Published by Doubleday on Apr. 8, 2014
Genres: Fiction, Speculative Fiction
Set about a decade in the future, The Word Exchange portrays a world in which paper books and newspapers are a thing of the past, libraries and bookstores have shuttered their doors, and most people rely on handheld Memes for everything from communicating with friends to ordering food in restaurants to looking up hard-to-place words in conversation.
Our story opens shortly before the launch of the third edition of the North American Dictionary of the English Language (NADEL), which will be the last edition to be published in print. Ana works for the Dictionary under the direction of her father Doug, its Editor in Chief. The third edition has been his life’s work, and its publication will be the triumph of his career. However, one night Doug vanishes from the NADEL office, leaving a single written clue for Ana to find: the word “Alice,” a code word they had agreed to use if either of them were in trouble.
From here, Ana falls down the rabbit hole as she searches for her missing father. Her adventure takes her to a mysterious “creatorium” in the NADEL‘s sub-basement, an exclusive members-only library, the headquarters of a secret society, and subterranean passageways below New York City. Meanwhile, Ana’s ex-boyfriend’s tech start-up is preparing for a massive deal with the Meme’s manufacturer, and a dangerous “word flu” is spreading like wildfire, robbing its victims of language.
This highly original debut novel grabbed me immediately and refused to let me go. For the few days it took me to read The Word Exchange, this book was all I could think about. I sat through long days at work, counting down the hours until my lunch break so I could devour a few more pages. The near-future culture Graedon portrays feels realistic, and I loved the way she presented technology vs. language. This book is gripping, well-paced, and full of twists and turns to keep you guessing.

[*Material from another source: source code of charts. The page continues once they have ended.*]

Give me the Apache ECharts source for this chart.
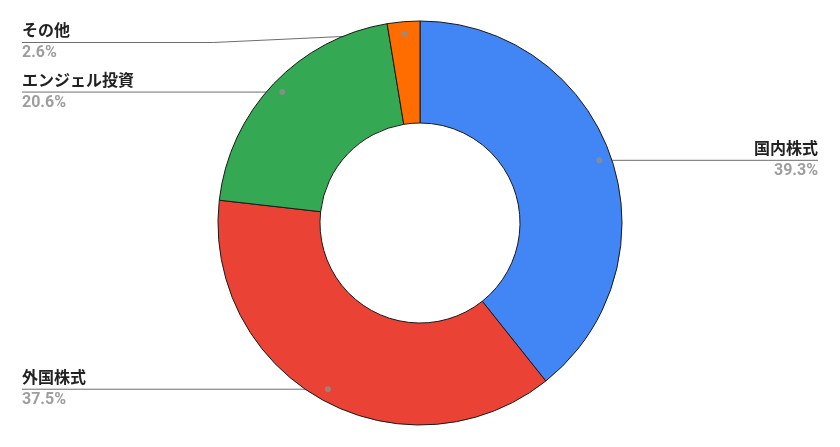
<!DOCTYPE html>
<html>
<head>
<meta charset="utf-8">
<style>
html,body{margin:0;padding:0;background:#fff;}
#chart{width:840px;height:447px;}
</style>
<script src="https://cdn.jsdelivr.net/npm/echarts@6/dist/echarts.min.js"></script>
</head>
<body>
<div id="chart"></div>
<script>
// ---- data ----
const categories = ['国内株式', '外国株式', 'エンジェル投資', 'その他'];
const values = [39.3, 37.5, 20.6, 2.6];
const colors = ['#4285F4', '#EA4335', '#34A853', '#FF6D01'];

// ---- layout constants ----
const W = 840, H = 447;
const CX = 420, CY = 223;
const R_IN = 100, R_OUT = 202, R_DOT = 190;
const EDGE = 22;
const FONT = "Roboto, 'Noto Sans CJK JP', sans-serif";

const total = values.reduce((a, b) => a + b, 0);
const mids = [];
{
  let cum = 0;
  values.forEach(v => { mids.push(cum + v / 2); cum += v; });
}

const chart = echarts.init(document.getElementById('chart'), null, {renderer: 'canvas'});

function dotPos(i) {
  const a = mids[i] / total * Math.PI * 2;
  return [CX + R_DOT * Math.sin(a), CY - R_DOT * Math.cos(a)];
}

const option = {
  animation: false,
  backgroundColor: '#ffffff',
  polar: {center: [CX, CY], radius: R_OUT},
  angleAxis: {type: 'value', min: 0, max: total, startAngle: 90, clockwise: true, show: false},
  radiusAxis: {type: 'value', min: 0, max: R_OUT, show: false},
  series: [
    {
      type: 'pie',
      center: [CX, CY],
      radius: [R_IN, R_OUT],
      startAngle: 90,
      clockwise: true,
      avoidLabelOverlap: true,
      emphasis: {disabled: true},
      itemStyle: {borderColor: '#1a1a1a', borderWidth: 1},
      data: categories.map((c, i) => ({name: c, value: values[i], itemStyle: {color: colors[i]}})),
      label: {
        show: true,
        position: 'outer',
        formatter: p => '{n|' + p.name + '}\n{p|' + p.value.toFixed(1) + '%}',
        rich: {
          n: {fontFamily: FONT, fontSize: 16, fontWeight: 'bold', color: '#222222', lineHeight: 21},
          p: {fontFamily: FONT, fontSize: 16, fontWeight: 'bold', color: '#9e9e9e', lineHeight: 21}
        }
      },
      labelLine: {show: true, length: 10, length2: 10, smooth: false,
        lineStyle: {color: '#6e6e6e', width: 1}},
      labelLayout: function (params) {
        const i = params.dataIndex;
        const d = dotPos(i);
        const isLeft = d[0] < CX;
        const h = params.labelRect.height;
        let y = d[1];
        y = Math.max(y, 24 + h / 2);
        y = Math.min(y, H - 24 - h / 2);
        const endX = isLeft ? EDGE : W - EDGE;
        let bend;
        if (Math.abs(y - d[1]) < 0.5) bend = [d[0], y];
        else bend = [(d[0] + endX) / 2, y];
        return {
          x: endX,
          y: y,
          align: isLeft ? 'left' : 'right',
          verticalAlign: 'middle',
          labelLinePoints: [d, bend, [endX, y]]
        };
      }
    },
    {
      type: 'scatter',
      coordinateSystem: 'polar',
      symbol: 'circle',
      symbolSize: 6,
      z: 10,
      silent: true,
      itemStyle: {color: '#8f8f8f'},
      data: mids.map(m => [R_DOT, m])
    }
  ]
};
chart.setOption(option);
</script>
</body>
</html>
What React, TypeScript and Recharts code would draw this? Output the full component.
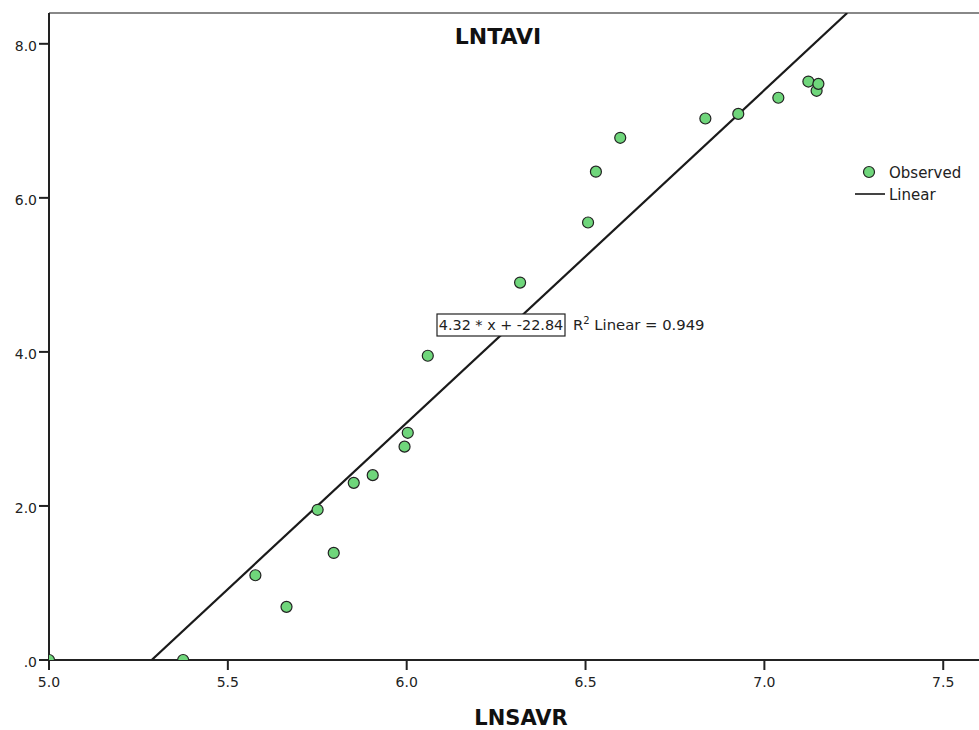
import { ScatterChart, Scatter, XAxis, YAxis, ReferenceLine } from 'recharts';

// observed points
const lnsavr = [5.0, 5.375, 5.577, 5.664, 5.751, 5.796, 5.852, 5.905, 5.994, 6.003, 6.059, 6.317, 6.507, 6.529, 6.597, 6.835, 6.927, 7.039, 7.123, 7.146, 7.151];
const lntavi = [0.0, 0.0, 1.1, 0.69, 1.95, 1.39, 2.3, 2.4, 2.77, 2.95, 3.95, 4.9, 5.68, 6.34, 6.78, 7.03, 7.09, 7.3, 7.51, 7.39, 7.48];

// fitted line from the annotation
const slope = 4.32;
const intercept = -22.84;

const xTicks = [5.0, 5.5, 6.0, 6.5, 7.0, 7.5];
const yTicks = [0, 2, 4, 6, 8];
const xDomain = [5.0, 7.6];
const yDomain = [0, 8.4];

const observed = lnsavr.map((x, i) => ({ x, y: lntavi[i] }));
const fitLine = [
  { x: (yDomain[0] - intercept) / slope, y: yDomain[0] },
  { x: (yDomain[1] - intercept) / slope, y: yDomain[1] },
];

const FONT = '"DejaVu Sans", Verdana, sans-serif';
const GREEN = '#6fd67b';
const tickStyle = { fontFamily: FONT, fontSize: '14px', fill: '#222' };

const Dot = (props: any) => {
  const { cx, cy } = props;
  if (cx == null || cy == null) return null;
  return <circle cx={cx} cy={cy} r={5.5} fill={GREEN} stroke="#222" strokeWidth={1.2} />;
};

const XTick = (props: any) => {
  const { x, y, payload } = props;
  return (
    <text x={x} y={y + 15} textAnchor="middle" style={tickStyle}>
      {Number(payload.value).toFixed(1)}
    </text>
  );
};

const YTick = (props: any) => {
  const { x, y, payload } = props;
  const v = Number(payload.value);
  return (
    <text x={x} y={y + 7} textAnchor="end" style={tickStyle}>
      {v === 0 ? '.0' : v.toFixed(1)}
    </text>
  );
};

export default function App() {
  return (
    <div style={{ position: 'absolute', left: 0, top: 0, width: 979, height: 730, background: '#fff', fontFamily: FONT }}>
      <ScatterChart width={979} height={730} margin={{ top: 13, right: 0, bottom: 0, left: 0 }}>
        <XAxis
          type="number"
          dataKey="x"
          domain={xDomain}
          ticks={xTicks}
          allowDataOverflow
          height={70}
          tickSize={10}
          tickMargin={2}
          stroke="#222"
          strokeWidth={2}
          tick={(p: any) => <XTick {...p} />}
        />
        <YAxis
          type="number"
          dataKey="y"
          domain={yDomain}
          ticks={yTicks}
          allowDataOverflow
          width={49}
          tickSize={10}
          tickMargin={2}
          stroke="#222"
          strokeWidth={2}
          tick={(p: any) => <YTick {...p} />}
        />
        <ReferenceLine y={yDomain[1]} stroke="#888" strokeWidth={2} />
        <Scatter
          data={fitLine}
          line={{ stroke: '#1a1a1a', strokeWidth: 2.2 }}
          shape={() => null}
          isAnimationActive={false}
        />
        <Scatter data={observed} shape={Dot} isAnimationActive={false} />
      </ScatterChart>
      <svg width={979} height={730} style={{ position: 'absolute', left: 0, top: 0, pointerEvents: 'none' }}>
        <text x={498} y={44} textAnchor="middle" fontFamily={FONT} fontWeight="bold" fontSize={22} fill="#111">LNTAVI</text>
        <text x={521} y={725} textAnchor="middle" fontFamily={FONT} fontWeight="bold" fontSize={21} fill="#111">LNSAVR</text>
        <rect x={437} y={314} width={128} height={22} fill="#fff" stroke="#222" strokeWidth={1.2} />
        <text x={501} y={330} textAnchor="middle" fontFamily={FONT} fontSize={14.4} fill="#222">4.32 * x + -22.84</text>
        <text x={573} y={330} fontFamily={FONT} fontSize={14.8} fill="#222">
          R<tspan dy={-6} fontSize={10}>2</tspan><tspan dy={6}> Linear = 0.949</tspan>
        </text>
        <circle cx={869} cy={172} r={5.5} fill={GREEN} stroke="#222" strokeWidth={1.2} />
        <text x={889} y={178} fontFamily={FONT} fontSize={15} fill="#222">Observed</text>
        <line x1={855} y1={194} x2={885} y2={194} stroke="#444" strokeWidth={2} />
        <text x={889} y={200} fontFamily={FONT} fontSize={15} fill="#222">Linear</text>
      </svg>
    </div>
  );
}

The Word Exchange is a must-read for book nerds. It’s smart, funny, and a love letter to language and literature. I mean, Doug and Ana’s code word is Alice, and this novel is chock full of literary references. I want to call it a “literary thriller” because it’s a thriller in that there’s a mystery and adventure and huge stakes, but it’s literary in that everything depends on WORDS. I.e., the future of humanity hangs on people reading, conversing, and knowing words. It is so, so great. I read this book back in February because I couldn’t resist any longer, and when I finished reading I just wanted to run around demanding that everyone read it. I was so disappointed that I couldn’t really do that because it wouldn’t be out for a while!
I am so in love with this book. It’s intelligent, well-written, thought-provoking, nerdy, and so much fun. I can’t wait to see what Graedon does next — but until then, I encourage everyone to read The Word Exchange!
I received a complimentary copy of this book from the publisher in exchange for my honest review.